Moreover, personalization efforts can inadvertently reflect biased data. For instance, voice models trained predominantly on regional accents may misinterpret instructions from speakers with different dialects, leaving them unable to control their devices. Inclusive design demands diverse training corpora and continuous bias audits, ensuring that multimodal interfaces understand a wide spectrum of speech patterns and gestures.

Finally, as edge inference shifts computation from data centers to local hardware, power consumption becomes a concern – particularly for battery-powered devices. Energy-aware scheduling algorithms allocate compute resources dynamically, only waking AI modules when a relevant trigger is detected. Low-power AI cores, such as Arm’s Ethos-U series, further reduce energy draw, enabling always-on capabilities without rapidly draining the battery.

Practical Design Strategies  

To build reliable, user-friendly IoT systems powered by generative AI, developers should focus on latency, coherence, and transparency. Real-time requirements call for aggressive model compression techniques – quantization-aware training and structured sparsity – paired with hardware accelerators that support parallelized inference. Context management layers track device states and user preferences in lightweight key–value stores, ensuring that subsequent prompts remain on topic and appropriate.
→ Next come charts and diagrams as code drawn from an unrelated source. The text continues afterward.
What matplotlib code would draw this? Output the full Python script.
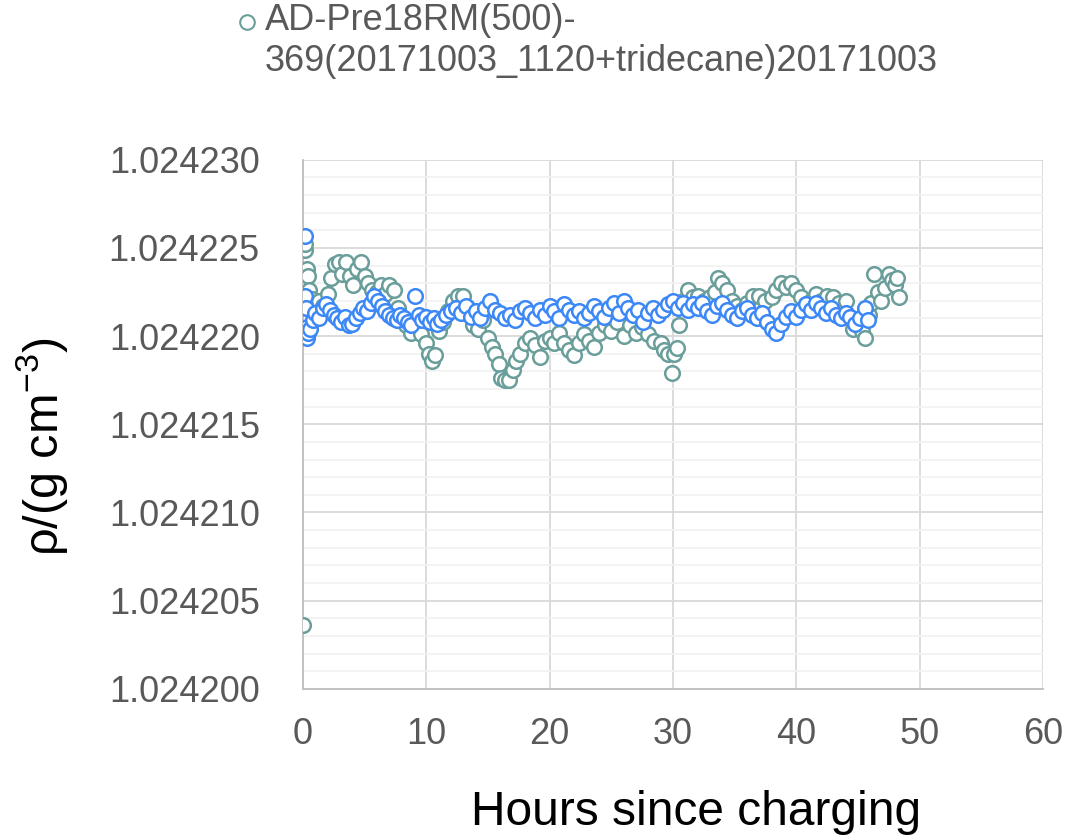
import matplotlib
matplotlib.use("Agg")
import numpy as np
from matplotlib import pyplot as plt
from matplotlib.ticker import MultipleLocator, FuncFormatter

# green series: hours / density
green_hours = [0.0, 0.1, 0.15, 0.2, 0.3, 0.4, 0.5, 0.7, 1.0, 1.3, 1.6, 2.0, 2.3, 2.6, 2.9, 3.2, 3.5, 3.8,
               4.1, 4.4, 4.7, 5.0, 5.3, 5.6, 6.0, 6.3, 6.7, 7.0, 7.4, 7.7, 8.0, 8.4, 8.8, 9.2, 9.6, 10.0,
               10.2, 10.5, 10.7, 11.0, 11.4, 11.8, 12.2, 12.6, 13.0, 13.4, 13.8, 14.2, 14.6, 15.0, 15.3,
               15.6, 15.9, 16.1, 16.4, 16.7, 17.0, 17.3, 17.6, 18.0, 18.4, 18.8, 19.2, 19.6, 20.0, 20.4,
               20.8, 21.2, 21.6, 22.0, 22.4, 22.8, 23.2, 23.6, 24.0, 24.5, 25.0, 25.5, 26.0, 26.5, 27.0,
               27.5, 28.0, 28.5, 29.0, 29.3, 29.6, 29.9, 30.1, 30.3, 30.5, 30.8, 31.2, 31.6, 32.0, 32.5,
               33.0, 33.4, 33.7, 34.0, 34.4, 34.8, 35.2, 35.6, 36.0, 36.5, 37.0, 37.5, 38.0, 38.4, 38.8,
               39.2, 39.6, 40.0, 40.4, 40.8, 41.2, 41.6, 42.0, 42.5, 43.0, 43.5, 44.0, 44.3, 44.6, 45.0,
               45.3, 45.6, 45.9, 46.1, 46.3, 46.6, 46.9, 47.2, 47.5, 47.8, 48.0, 48.2, 48.3]
green_rho = [1.0242036, 1.0242228, 1.0242249, 1.0242252, 1.0242238, 1.0242234, 1.0242226, 1.0242221,
             1.0242213, 1.0242220, 1.0242217, 1.0242224, 1.0242233, 1.0242241, 1.0242242, 1.0242235,
             1.0242242, 1.0242234, 1.0242229, 1.0242238, 1.0242242, 1.0242234, 1.0242230, 1.0242226,
             1.0242225, 1.0242229, 1.0242224, 1.0242229, 1.0242226, 1.0242216, 1.0242210, 1.0242206,
             1.0242202, 1.0242206, 1.0242201, 1.0242196, 1.0242190, 1.0242186, 1.0242189, 1.0242203,
             1.0242208, 1.0242214, 1.0242220, 1.0242223, 1.0242223, 1.0242216, 1.0242206, 1.0242204,
             1.0242209, 1.0242199, 1.0242194, 1.0242190, 1.0242184, 1.0242176, 1.0242175, 1.0242175,
             1.0242181, 1.0242186, 1.0242190, 1.0242196, 1.0242199, 1.0242195, 1.0242188, 1.0242197,
             1.0242199, 1.0242196, 1.0242202, 1.0242196, 1.0242192, 1.0242189, 1.0242196, 1.0242201,
             1.0242197, 1.0242194, 1.0242202, 1.0242206, 1.0242203, 1.0242208, 1.0242200, 1.0242206,
             1.0242202, 1.0242205, 1.0242201, 1.0242197, 1.0242196, 1.0242192, 1.0242190, 1.0242179,
             1.0242190, 1.0242193, 1.0242206, 1.0242220, 1.0242226, 1.0242222, 1.0242223, 1.0242220,
             1.0242222, 1.0242225, 1.0242233, 1.0242230, 1.0242226, 1.0242220, 1.0242217, 1.0242215,
             1.0242219, 1.0242223, 1.0242223, 1.0242220, 1.0242222, 1.0242226, 1.0242230, 1.0242228,
             1.0242230, 1.0242226, 1.0242222, 1.0242218, 1.0242220, 1.0242224, 1.0242220, 1.0242223,
             1.0242222, 1.0242219, 1.0242220, 1.0242210, 1.0242204, 1.0242206, 1.0242203, 1.0242199,
             1.0242212, 1.0242219, 1.0242235, 1.0242225, 1.0242220, 1.0242227, 1.0242235, 1.0242232,
             1.0242229, 1.0242233, 1.0242222]

# blue series: hours / density
blue_hours = [0.15, 0.2, 0.25, 0.3, 0.35, 0.45, 0.6, 0.8, 1.0, 1.3, 1.6, 1.9, 2.2, 2.5, 2.8, 3.1, 3.4,
              3.7, 4.0, 4.3, 4.6, 4.9, 5.2, 5.5, 5.8, 6.1, 6.4, 6.7, 7.0, 7.3, 7.6, 7.9, 8.2, 8.5, 8.8,
              9.1, 9.4, 9.7, 10.0, 10.3, 10.6, 10.9, 11.2, 11.6, 12.0, 12.4, 12.8, 13.2, 13.6, 14.0,
              14.4, 14.8, 15.2, 15.6, 16.0, 16.4, 16.8, 17.2, 17.6, 18.0, 18.4, 18.8, 19.2, 19.6, 20.0,
              20.4, 20.8, 21.2, 21.6, 22.0, 22.4, 22.8, 23.2, 23.6, 24.0, 24.4, 24.8, 25.2, 25.6, 26.0,
              26.4, 26.8, 27.2, 27.6, 28.0, 28.4, 28.8, 29.2, 29.6, 30.0, 30.4, 30.8, 31.2, 31.6, 32.0,
              32.4, 32.8, 33.2, 33.6, 34.0, 34.4, 34.8, 35.2, 35.6, 36.0, 36.4, 36.8, 37.2, 37.6, 38.0,
              38.4, 38.8, 39.2, 39.6, 40.0, 40.4, 40.8, 41.2, 41.6, 42.0, 42.4, 42.8, 43.2, 43.6, 44.0,
              44.4, 44.8, 45.2, 45.6, 45.8]
blue_rho = [1.0242257, 1.0242223, 1.0242216, 1.0242205, 1.0242199, 1.0242202, 1.0242204, 1.0242209,
            1.0242213, 1.0242210, 1.0242216, 1.0242218, 1.0242215, 1.0242212, 1.0242210, 1.0242208,
            1.0242211, 1.0242206, 1.0242207, 1.0242210, 1.0242213, 1.0242216, 1.0242214, 1.0242219,
            1.0242223, 1.0242220, 1.0242217, 1.0242214, 1.0242212, 1.0242210, 1.0242209, 1.0242212,
            1.0242210, 1.0242208, 1.0242206, 1.0242223, 1.0242212, 1.0242209, 1.0242211, 1.0242208,
            1.0242210, 1.0242207, 1.0242209, 1.0242212, 1.0242214, 1.0242216, 1.0242213, 1.0242217,
            1.0242211, 1.0242214, 1.0242210, 1.0242216, 1.0242220, 1.0242215, 1.0242213, 1.0242210,
            1.0242212, 1.0242209, 1.0242214, 1.0242216, 1.0242213, 1.0242210, 1.0242215, 1.0242212,
            1.0242217, 1.0242214, 1.0242210, 1.0242218, 1.0242215, 1.0242212, 1.0242214, 1.0242210,
            1.0242213, 1.0242217, 1.0242214, 1.0242211, 1.0242216, 1.0242219, 1.0242213, 1.0242220,
            1.0242216, 1.0242212, 1.0242215, 1.0242208, 1.0242213, 1.0242216, 1.0242212, 1.0242215,
            1.0242218, 1.0242220, 1.0242216, 1.0242219, 1.0242215, 1.0242218, 1.0242216, 1.0242219,
            1.0242214, 1.0242212, 1.0242217, 1.0242219, 1.0242215, 1.0242212, 1.0242210, 1.0242214,
            1.0242216, 1.0242212, 1.0242210, 1.0242213, 1.0242208, 1.0242204, 1.0242202, 1.0242207,
            1.0242211, 1.0242214, 1.0242211, 1.0242215, 1.0242218, 1.0242215, 1.0242219, 1.0242216,
            1.0242213, 1.0242216, 1.0242212, 1.0242210, 1.0242213, 1.0242211, 1.0242207, 1.0242210,
            1.0242216, 1.0242209]

legend_label = "AD-Pre18RM(500)-\n369(20171003_1120+tridecane)20171003"

plt.rcParams["font.family"] = ["Liberation Sans", "DejaVu Sans"]
plt.rcParams["mathtext.fontset"] = "custom"
plt.rcParams["mathtext.rm"] = "Liberation Sans"
plt.rcParams["mathtext.it"] = "Liberation Sans:italic"

fig = plt.figure(figsize=(10.74, 8.36), dpi=100)
ax = fig.add_axes([0.282, 0.176, 0.689, 0.633])

green = ax.plot(green_hours, green_rho, "o", ms=10.5, mfc="white", mec="#6A9E9A", mew=1.8,
                label=legend_label, zorder=3)
ax.plot(blue_hours, blue_rho, "o", ms=10.5, mfc="white", mec="#3D88F7", mew=1.8, zorder=4)

ax.set_xlim(0, 60)
ax.set_ylim(1.024200, 1.024230)
ax.xaxis.set_major_locator(MultipleLocator(10))
ax.yaxis.set_major_locator(MultipleLocator(0.000005))
ax.yaxis.set_minor_locator(MultipleLocator(0.000001))
ax.yaxis.set_major_formatter(FuncFormatter(lambda v, p: f"{v:.6f}"))

ax.grid(which="major", color="#D9D9D9", lw=1.3, zorder=0)
ax.grid(which="minor", axis="y", color="#F2F2F2", lw=1.3, zorder=0)
ax.set_axisbelow(True)
for s in ["top", "right"]:
    ax.spines[s].set_visible(False)
for s in ["left", "bottom"]:
    ax.spines[s].set_color("#BFBFBF")
    ax.spines[s].set_linewidth(1.3)
ax.tick_params(which="both", length=0, labelsize=26, labelcolor="#595959")
ax.tick_params(axis="y", pad=31)
ax.tick_params(axis="x", pad=20)

ax.set_xlabel("Hours since charging", fontsize=34.5)
ax.set_ylabel(r"ρ/(g cm$^{-3}$)", fontsize=35)
ax.xaxis.set_label_coords(0.532, -0.191)
ax.yaxis.set_label_coords(-0.315, 0.457)

leg = fig.legend(handles=green, labels=[legend_label], loc="upper left",
                 bbox_to_anchor=(0.2197, 0.996), frameon=False, fontsize=26,
                 labelcolor="#595959", markerscale=1.0, handletextpad=0.2,
                 handlelength=0.6, borderaxespad=0, borderpad=0)
# put the marker next to the first line of the label
mk = leg.legend_handles[0]
mk.set_ydata(np.asarray(mk.get_ydata()) + 14)
mk.set_markeredgewidth(1.5)

fig.savefig("out.png", dpi=100)
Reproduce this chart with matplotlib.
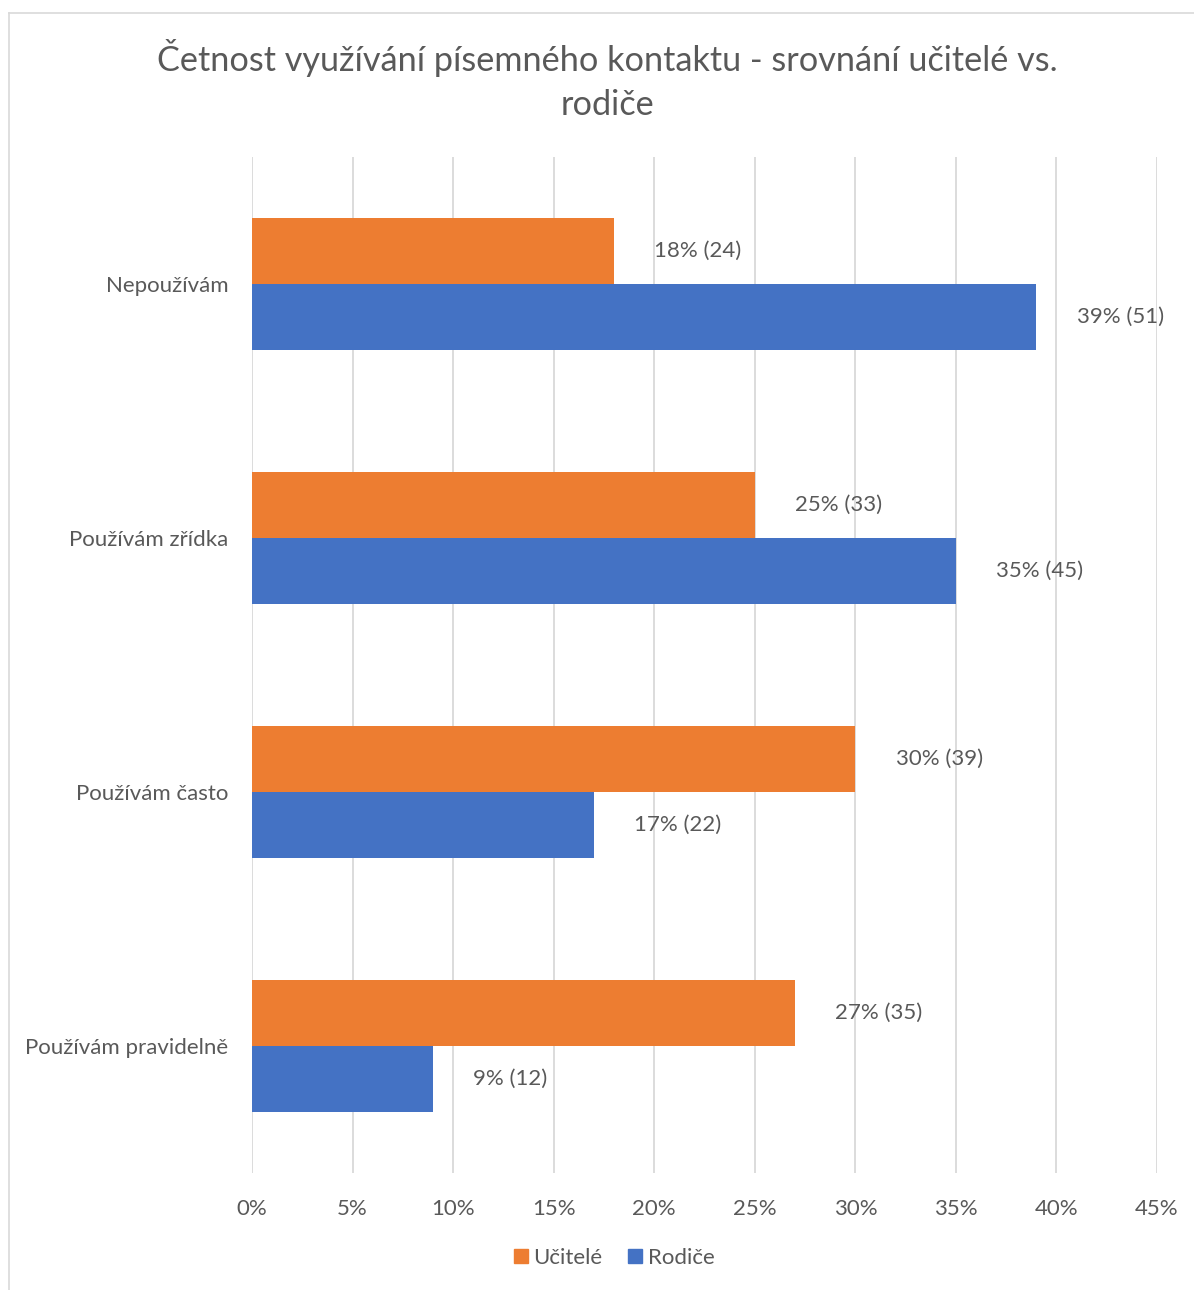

User oversight is equally important: intuitive dashboards and voice-activated “explain why” commands reveal the reasoning behind AI actions, strengthening trust. When network connectivity falters, fallback routines – predefined automation scripts – keep core functions operational without AI, preventing frustration and safety risks.

Security best practices involve zero-trust networking, where each device authenticates peers through elliptic-curve key exchange before sharing model updates or sensor data. Regular over – the – air firmware and model patching mitigate newly discovered vulnerabilities, while signed firmware images guarantee integrity.

Future Outlook  

Looking ahead, generative AI will drive the emergence of digital twins – virtual replicas of physical environments that simulate different scenarios before real-world execution. Emotion-aware homes may adjust ambiance based on detected mood from voice prosody or facial expression, crafting truly empathetic interactions. Cross-domain orchestration will unify vehicle, home, and wearable ecosystems, enabling seamless transitions – such as prepping your living room for a workout as you step out of your connected car.

Conclusion  

A generative AI is redefining human – IoT interactions, making device ecosystems more conversational, adaptive, and proactive. By integrating specialized hardware accelerators, on-device security, and inclusive training practices, developers can create experiences that feel human while upholding privacy, reliability, and fairness. Achieving this balance will unlock the full potential of intelligent environments, enhancing daily life without compromising user trust.